Williams ist erfolgreiche Unternehmerin, der Job macht ihr großen Spaß

Ins Finale schaffte sie es auf der Tour anschließend noch dreimal und machte dabei die für sie beinahe schon obligatorischen Erfahrungen. Nach Wimbledon musste sie 2019 einmal im Endspiel von Toronto verletzt aufgeben und unterlag anschließend im Spiel um den Titel der US Open wie zuvor in Kanada der jungen Bianca Andreescu. 2020 bejubelte sie in Auckland schließlich ihren 73. und bis heute letzten Turniersieg.

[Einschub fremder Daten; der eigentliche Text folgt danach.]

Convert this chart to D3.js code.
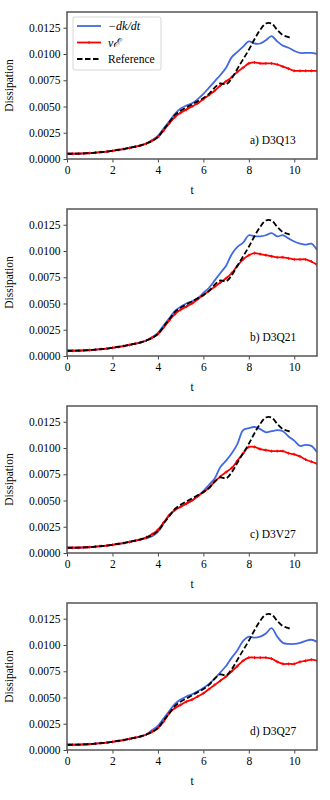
<!DOCTYPE html>
<html><head><meta charset="utf-8">
<script src="https://cdn.jsdelivr.net/npm/d3@7"></script>
<style>
body{margin:0;background:#fff;}
svg{display:block;}
text{font-family:"Liberation Serif","DejaVu Serif",serif;fill:#000;}
</style></head>
<body>
<script>
// ---- DATA ----
const tGrid = [0,0.25,0.5,0.75,1,1.25,1.5,1.75,2,2.25,2.5,2.75,3,3.25,3.5,3.75,4,4.25,4.5,4.75,5,5.25,5.5,5.75,6,6.25,6.5,6.75,7,7.25,7.5,7.75,8,8.25,8.5,8.75,9,9.25,9.5,9.75,10,10.25,10.5,10.75,11];
const early = [0.0005,0.0005,0.00051,0.00053,0.00056,0.0006,0.00065,0.00071,0.00078,0.00086,0.00095,0.00105,0.00117,0.0013];

const panelLabels = ["a) D3Q13","b) D3Q21","c) D3V27","d) D3Q27"];
const xTicks = [0,2,4,6,8,10];
const yTicks = [0,0.0025,0.005,0.0075,0.01,0.0125];
const seriesNames = ["\u2212dk/dt","\u03bd\u2130","Reference"];

const blueA = early.concat([0.0015,0.0018,0.0022,0.0029,0.0036,0.0043,0.0048,0.0051,0.0053,0.0057,0.0062,0.0068,0.0074,0.0080,0.0087,0.0097,0.0102,0.0107,0.0112,0.0110,0.0110,0.0113,0.0117,0.0112,0.0108,0.0106,0.0103,0.0101,0.0101,0.0101,0.0100]);
const redA  = early.concat([0.00148,0.00175,0.0021,0.0027,0.0034,0.0040,0.0044,0.0047,0.0050,0.0053,0.0057,0.0061,0.0065,0.0070,0.0074,0.0078,0.0083,0.0087,0.0091,0.0092,0.0091,0.0091,0.0091,0.0090,0.0088,0.0086,0.0084,0.0084,0.0084,0.0084,0.0084]);

const blueB = early.concat([0.0015,0.0018,0.0022,0.0029,0.0036,0.0043,0.0047,0.0050,0.0052,0.0055,0.0060,0.0065,0.0072,0.0079,0.0086,0.0097,0.0104,0.0108,0.0115,0.0114,0.0114,0.0115,0.0117,0.0114,0.0115,0.0112,0.0109,0.0107,0.0106,0.0107,0.0101]);
const redB  = early.concat([0.00148,0.00175,0.0021,0.0027,0.0034,0.0040,0.0044,0.0047,0.0050,0.0054,0.0058,0.0062,0.0066,0.0070,0.0074,0.0079,0.0086,0.0092,0.0096,0.0098,0.0097,0.0096,0.0095,0.0094,0.0094,0.0093,0.0092,0.0092,0.0092,0.0090,0.0087]);

const blueC = early.concat([0.0014,0.0016,0.0020,0.0028,0.0036,0.0041,0.0044,0.0047,0.0050,0.0054,0.0059,0.0065,0.0071,0.0082,0.0088,0.0095,0.0104,0.0117,0.0119,0.0120,0.0118,0.0115,0.0116,0.0117,0.0116,0.0111,0.0107,0.0102,0.0103,0.0102,0.0096]);
const redC  = early.concat([0.0015,0.0018,0.0022,0.0029,0.0036,0.0041,0.0044,0.0047,0.0050,0.0054,0.0058,0.0062,0.0068,0.0073,0.0077,0.0081,0.0088,0.0095,0.0101,0.0101,0.0099,0.0098,0.0097,0.0097,0.0097,0.0095,0.0094,0.0092,0.0089,0.0087,0.0085]);

const blueD = early.concat([0.0015,0.0019,0.0023,0.0030,0.0037,0.0044,0.0048,0.0051,0.0053,0.0056,0.0059,0.0063,0.0068,0.0074,0.0080,0.0088,0.0095,0.0104,0.0108,0.0107,0.0108,0.0111,0.0116,0.0108,0.0102,0.0101,0.0101,0.0102,0.0104,0.0105,0.0103]);
const redD  = early.concat([0.00148,0.00175,0.0021,0.0027,0.0035,0.0040,0.0043,0.0046,0.0048,0.0051,0.0054,0.0058,0.0062,0.0066,0.0070,0.0075,0.0080,0.0085,0.0088,0.0088,0.0088,0.0088,0.0087,0.0084,0.0082,0.0082,0.0082,0.0084,0.0085,0.0086,0.0085]);

const refT = [0,0.25,0.5,0.75,1,1.25,1.5,1.75,2,2.25,2.5,2.75,3,3.25,3.5,3.75,4,4.25,4.5,4.75,5,5.25,5.5,5.75,6,6.25,6.5,6.75,7,7.25,7.5,7.75,8,8.25,8.5,8.75,9,9.25,9.5,9.75,9.85];
const refV = early.concat([0.00148,0.0017,0.0021,0.0028,0.0035,0.0042,0.0046,0.0049,0.0052,0.0055,0.0058,0.0062,0.0068,0.0072,0.0071,0.0077,0.0086,0.0095,0.0104,0.0114,0.0123,0.0129,0.0129,0.0123,0.0118,0.0116,0.0115]);

const blueSeries = [blueA, blueB, blueC, blueD];
const redSeries = [redA, redB, redC, redD];

// ---- LAYOUT ----
const W = 330, H = 800;
const left = 67, right = 317, ph = 147;
const tops = [12, 209, 406, 603];
const colors = {blue:"#4169e1", red:"#ff0000", black:"#000"};

const svg = d3.select("body").append("svg").attr("width", W).attr("height", H);
const x = d3.scaleLinear().domain([0, 11]).range([left, right]);

tops.forEach((top, i) => {
  const y = d3.scaleLinear().domain([0, 0.014]).range([top + ph, top]);
  const g = svg.append("g");
  const clipId = "clip" + i;
  g.append("clipPath").attr("id", clipId).append("rect")
    .attr("x", left).attr("y", top).attr("width", right - left).attr("height", ph);

  const line = d3.line().x(d => x(d[0])).y(d => y(d[1])).curve(d3.curveCatmullRom.alpha(0.5));
  const pg = g.append("g").attr("clip-path", `url(#${clipId})`);

  const bl = tGrid.map((t, k) => [t, blueSeries[i][k]]);
  const rd = tGrid.map((t, k) => [t, redSeries[i][k]]);
  const rf = refT.map((t, k) => [t, refV[k]]);

  pg.append("path").datum(bl).attr("d", line).attr("fill", "none")
    .attr("stroke", colors.blue).attr("stroke-width", 1.8);
  pg.append("path").datum(rd).attr("d", line).attr("fill", "none")
    .attr("stroke", colors.red).attr("stroke-width", 1.8);
  pg.selectAll(".mk").data(rd).enter().append("path")
    .attr("d", d => `M${x(d[0])-1.5},${y(d[1])}h3M${x(d[0])},${y(d[1])-1.5}v3`)
    .attr("stroke", colors.red).attr("stroke-width", 0.9);
  pg.append("path").datum(rf).attr("d", line).attr("fill", "none")
    .attr("stroke", colors.black).attr("stroke-width", 1.8).attr("stroke-dasharray", "5.5,2.5");

  // axes
  const ax = g.append("g").attr("transform", `translate(0,${top + ph})`)
    .call(d3.axisBottom(x).tickValues(xTicks).tickFormat(d3.format("d")).tickSize(3.5).tickPadding(3));
  const ay = g.append("g").attr("transform", `translate(${left},0)`)
    .call(d3.axisLeft(y).tickValues(yTicks).tickFormat(d3.format(".4f")).tickSize(3.5).tickPadding(3));
  [ax, ay].forEach(a => {
    a.select(".domain").remove();
    a.selectAll("line").attr("stroke", "#333").attr("stroke-width", 0.9);
    a.selectAll("text").attr("font-family", "Liberation Serif").attr("font-size", 11.5).attr("fill", "#000");
  });

  // frame
  g.append("rect").attr("x", left).attr("y", top).attr("width", right - left).attr("height", ph)
    .attr("fill", "none").attr("stroke", "#555").attr("stroke-width", 1.5);

  g.append("text").attr("x", (left + right) / 2).attr("y", top + ph + 35)
    .attr("text-anchor", "middle").attr("font-size", 11.5).text("t");
  g.append("text").attr("transform", `translate(13,${top + ph / 2}) rotate(-90)`)
    .attr("text-anchor", "middle").attr("font-size", 11.5).text("Dissipation");
  g.append("text").attr("x", 250).attr("y", top + ph - 15)
    .attr("font-size", 11.5).text(panelLabels[i]);

  if (i === 0) {
    const lg = g.append("g");
    lg.append("rect").attr("x", 73).attr("y", 17).attr("width", 88).attr("height", 53).attr("rx", 2)
      .attr("fill", "#fff").attr("fill-opacity", 0.85).attr("stroke", "#ccc").attr("stroke-width", 0.8);
    const items = [
      {c: colors.blue, dash: null, mk: false, yy: 26},
      {c: colors.red, dash: null, mk: true, yy: 42.5},
      {c: colors.black, dash: "5.5,2.5", mk: false, yy: 59}
    ];
    items.forEach((it, k) => {
      lg.append("line").attr("x1", 77).attr("x2", 101).attr("y1", it.yy).attr("y2", it.yy)
        .attr("stroke", it.c).attr("stroke-width", 1.8).attr("stroke-dasharray", it.dash);
      if (it.mk) lg.append("path").attr("d", `M87.5,${it.yy}h3M89,${it.yy-1.5}v3`).attr("stroke", it.c).attr("stroke-width", 0.9);
      const tx = lg.append("text").attr("x", 108).attr("y", it.yy + 4).attr("font-size", 11.5);
      if (k < 2) tx.attr("font-family", "DejaVu Sans").attr("font-style", "italic").attr("font-size", 12);
      tx.text(seriesNames[k]);
    });
  }
});
</script>
</body></html>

Dafür, dass sie bereits seit 1995 offiziell Profi ist, erscheint die Zahl beinahe gering. Aber Williams achtete immer darauf, nicht zu viel zu spielen. „Ich denke, das ist unterbewusst in mir drin. Dass ich auf mich selbst achte und weiß, wie ich das anstellen muss“, sagte sie nun und bezeichnete sich in dieser Hinsicht als Naturtalent. Wahrscheinlich liegt darin auch der Grund dafür, dass sie nun in Wimbledon tatsächlich noch einmal antritt. Auf die Frage nach ihren Chancen für das Turnier blieb sie eine Antwort allerdings schuldig und meinte nur: „Ich habe hohe Ziele, aber andererseits – ich weiß es nicht.“

Williams ist ohnehin längst mehr als eine Tennisspielerin. Ihr Unternehmen Serena Ventures, das Kapital für Gründer zur Verfügung stellt, nimmt sie voll in Anspruch. „Wenn du so eine Firma hast, musst du All-in gehen“, erzählte sie nun in London und machte klar, dass ihr das großen Spaß bringt. Aber: „Das nimmt praktisch all meine freie Zeit in Anspruch. Aber nun bin ich für die kommenden Wochen nicht im Büro. Wenn man mir eine Mail schickt, bekommt man jetzt eine schöne Abwesenheitsnotiz.“

Williams kokettiert gern und so gehört es bei ihr auch dazu, dass sie sich zu den Plänen für ihre Tenniszukunft nicht klar äußert. Wimbledon könnte ihre Abschiedsvorstellung sein, sie könnte aber auch weitermachen. Sie selbst weiß es angeblich derzeit nicht: „Ich kann nur sagen, dass ich jetzt hier bin. Und wer weiß, wo ich als nächstes auftauche.“ Fakt ist: Mit Serena Williams ist Tennis noch ein gutes Stück aufregender, was sie sportlich wirklich drauf hat, bleibt aber bis auf Weiteres abzuwarten.

Ihr Aufschlag zumindest ist immer noch gewaltig und auf Rasen ein wirklicher Paradeschlag. Das war im Training dieser Tage gut zu sehen, sofern sich das aus der Ferne beurteilen ließ. Denn Williams erklärte ihre Einheit auf einem der Courts im Aorangi Park kurzerhand als geheim. Zu viel wollte sie dann doch vorab nicht über ihre Form preisgeben.

So ließ sich zumindest erahnen, was ohnehin jedem Beobachter klar ist: Die Schnellste ist Serena Williams nicht mehr und lässt eine Gegnerin sie derart laufen, wie das Simona Halep 2019 im Finale gelang, kann die große Attraktion von Wimbledon auch ganz schnell ziemlich alt aussehen.